Hardy uses the image of hunted birds in Tess of the d'Urbervilles to signify the persistent pursuit of women by male sexual predators in Victorian society. Men continually chase Tess throughout the novel like the hunters track their prey, but Tess only flees and hides as the birds do, which leads her to grow even more powerless. As a female trapped in the cycle of a vicious hunt, Tess is so entrenched in Victorian ideals that her mind has become distorted, leaving her seemingly no escape from these gender constraints. Tess suffers mentally in a way similar to the injured pheasants' physical suffering and she realizes that the only means of escaping patriarchal imprisonment is through death. She helps the pheasants escape their misery, but does not escape herself until she is driven completely insane by societal expectations. By killing Alec to become Angel's rightful property, Tess takes the Victorian gender perspectives to the extreme, accentuating the view that a man gains ownership of a woman by taking her virginity. It is only after being pushed to the drastic solution of murder that Tess' suffering finally comes to an end by her being extricated from the society altogether.
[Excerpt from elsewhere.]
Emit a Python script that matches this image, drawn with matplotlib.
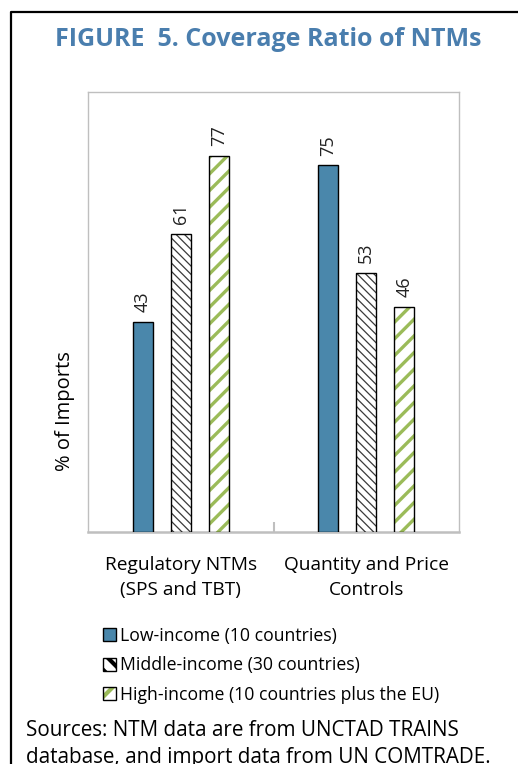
import matplotlib.pyplot as plt
import matplotlib.patches as mpatches
import numpy as np

plt.rcParams['font.family'] = ['Open Sans', 'DejaVu Sans']

categories = ['Regulatory NTMs\n(SPS and TBT)', 'Quantity and Price\nControls']
groups = ['Low-income (10 countries)', 'Middle-income (30 countries)',
          'High-income (10 countries plus the EU)']
low_income = [43, 75]
middle_income = [61, 53]
high_income = [77, 46]

blue = '#4A87AB'
green = '#9BBB59'
title_col = '#4A7EAE'

fig = plt.figure(figsize=(5.18, 7.64), dpi=100)
ax = fig.add_axes([88 / 518, 1 - 532 / 764, (459 - 88) / 518, (532 - 92) / 764])

x = np.arange(len(categories))
w = 0.108
gap = 0.205

# low income - solid
b1 = ax.bar(x - gap, low_income, w, color=blue, edgecolor='black', linewidth=1.0, zorder=3)

# middle income - dense dark hatch
plt.rcParams['hatch.linewidth'] = 0.9
ax.bar(x, middle_income, w, color='white', edgecolor='#3a3a3a', hatch='\\\\\\\\',
       linewidth=0, zorder=3)
b2 = ax.bar(x, middle_income, w, fill=False, edgecolor='black', linewidth=1.0, zorder=4)

# high income - wide green stripes
plt.rcParams['hatch.linewidth'] = 2.4
ax.bar(x + gap, high_income, w, color='white', edgecolor=green, hatch='//',
       linewidth=0, zorder=3)
b3 = ax.bar(x + gap, high_income, w, fill=False, edgecolor='black', linewidth=1.0, zorder=4)

for bars, vals in [(b1, low_income), (b2, middle_income), (b3, high_income)]:
    for rect, v in zip(bars, vals):
        ax.annotate(str(v), (rect.get_x() + rect.get_width() / 2, rect.get_height()),
                    xytext=(0, 7), textcoords='offset points', rotation=90,
                    ha='center', va='bottom', fontsize=13, color='#222222')

ax.set_xlim(-0.5, 1.5)
ax.set_ylim(0, 90)
ax.set_yticks([])
ax.set_xticks(x)
ax.set_xticklabels(categories, fontsize=13.8, linespacing=1.55)
ax.tick_params(axis='x', length=0, pad=17)
ax.set_xticks([0.5], minor=True)
ax.tick_params(axis='x', which='minor', direction='in', length=7, width=1.5, color='#BFBFBF')
for s in ax.spines.values():
    s.set_color('#BFBFBF')
    s.set_linewidth(1.0)
ax.spines['bottom'].set_linewidth(1.8)

ax.set_ylabel('% of Imports', fontsize=14.5)
ax.yaxis.set_label_coords(-0.035, 0.275)

# title
fig.text(268 / 518, 1 - 40 / 764, 'FIGURE  5. Coverage Ratio of NTMs', ha='center', va='center',
         fontsize=18, fontweight='bold', color=title_col)

# legend
plt.rcParams['hatch.linewidth'] = 1.0
mid_handle = mpatches.Patch(facecolor='white', edgecolor='black', hatch='\\\\', linewidth=1.0)
plt.rcParams['hatch.linewidth'] = 3.0
high_fill = mpatches.Patch(facecolor='white', edgecolor=green, hatch='/', linewidth=0)
handles = [
    mpatches.Patch(facecolor=blue, edgecolor='black', linewidth=1.0),
    mid_handle,
    (high_fill, mpatches.Patch(fill=False, edgecolor='black', linewidth=1.0)),
]
leg = fig.legend(handles, groups, loc='upper left', bbox_to_anchor=(94 / 518, 1 - 618 / 764),
                 frameon=False, fontsize=12.7, handlelength=0.75, handleheight=0.75,
                 handletextpad=0.25, labelspacing=0.66, borderpad=0)

# sources text
fig.text(26 / 518, 1 - 731 / 764, 'Sources: NTM data are from UNCTAD TRAINS', ha='left', va='center',
         fontsize=14.9, color='black')
fig.text(26 / 518, 1 - 757 / 764, 'database, and import data from UN COMTRADE.', ha='left',
         va='center', fontsize=14.9, color='black')

# outer box
fig.add_artist(plt.Line2D([11 / 518, 11 / 518, 1.0], [0, 1 - 12 / 764, 1 - 12 / 764],
                          transform=fig.transFigure, color='black', linewidth=1.6))

fig.savefig('out.png', dpi=100)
In Tess', as well as the birds', suffering and death, Hardy suggests that the pursuit of male sexual predators and the ideals of Victorian gender constraints cause women severe anguish and distress, which can eventually lead to extreme acts of insanity if these patriarchal ideals are taken too far.

Works Cited

Hardy, Thomas. Tess of the d'Urbervilles. 1891. Bedford Books: St. Martin's Press, Inc., 1998.